In Jackson Heights, Wiseman's 40th film and his latest exercise in prodigiously intimate documentary, makes its U.S. premiere at the 2015 New York Film Festival this Sunday, October 4th, before arriving in theaters nationwide in early November. To mark the occasion, the Museum of the Moving Image has curated a retrospective centered around Wiseman's diverse collection of New York City-set films, leading up to the theatrical premiere of In Jackson Heights, which takes place in and around the titular, racially-diverse Queens neighborhood.

The screening series, entitled Frederick Wiseman's New York, will feature seven of the filmmaker's characteristically pensive, environ-specific portraits, including:

1970's Hospital, about New York's Metropolitan Hospital;

1975's Welfare (pictured above), about America's welfare system;

1980's Model; about the modeling industry

1984's Racetrack, about Belmont Park;

1989's Central Park, about the titular landmark;

1994's High School II, the sequel to Wiseman's famous public school panorama High School (1968), set in Central Park's East Secondary School;

and 1995's Ballet, about the American Ballet Theatre.

The program will also include An Evening with Frederick Wiseman, which will include a discussion with Wiseman as well as select clips from In Jackson Heights.
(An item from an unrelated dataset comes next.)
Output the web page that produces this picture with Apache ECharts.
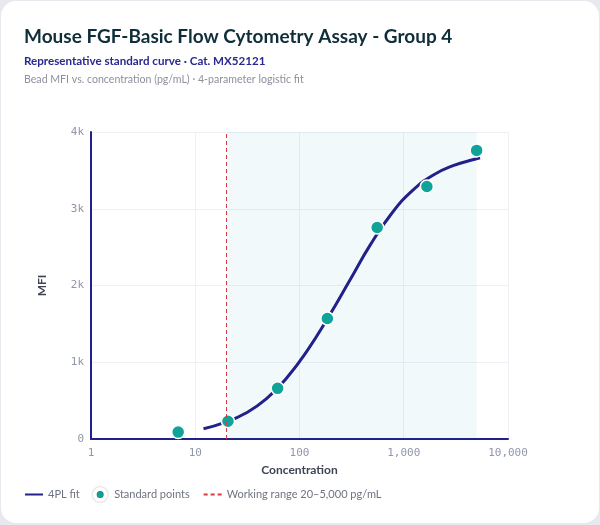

If you have yet to be enlisted into the Cult of Wiseman, this rare retrospective is a terrific place to become acquainted with the man and, specifically, his admirably hands-off style of filmmaking, focused on subjects that are too seldom grasped or acknowledged in contemporary cinema. Wiseman doesn't ever judge or editorialize. He continually achieves what too few filmmakers, even documentarians, have the courage to attempt anymore: exploring all of life's corners to achieve a wider, communal vision that is at once unveiled, unvarnished, and illustriously uncontrolled.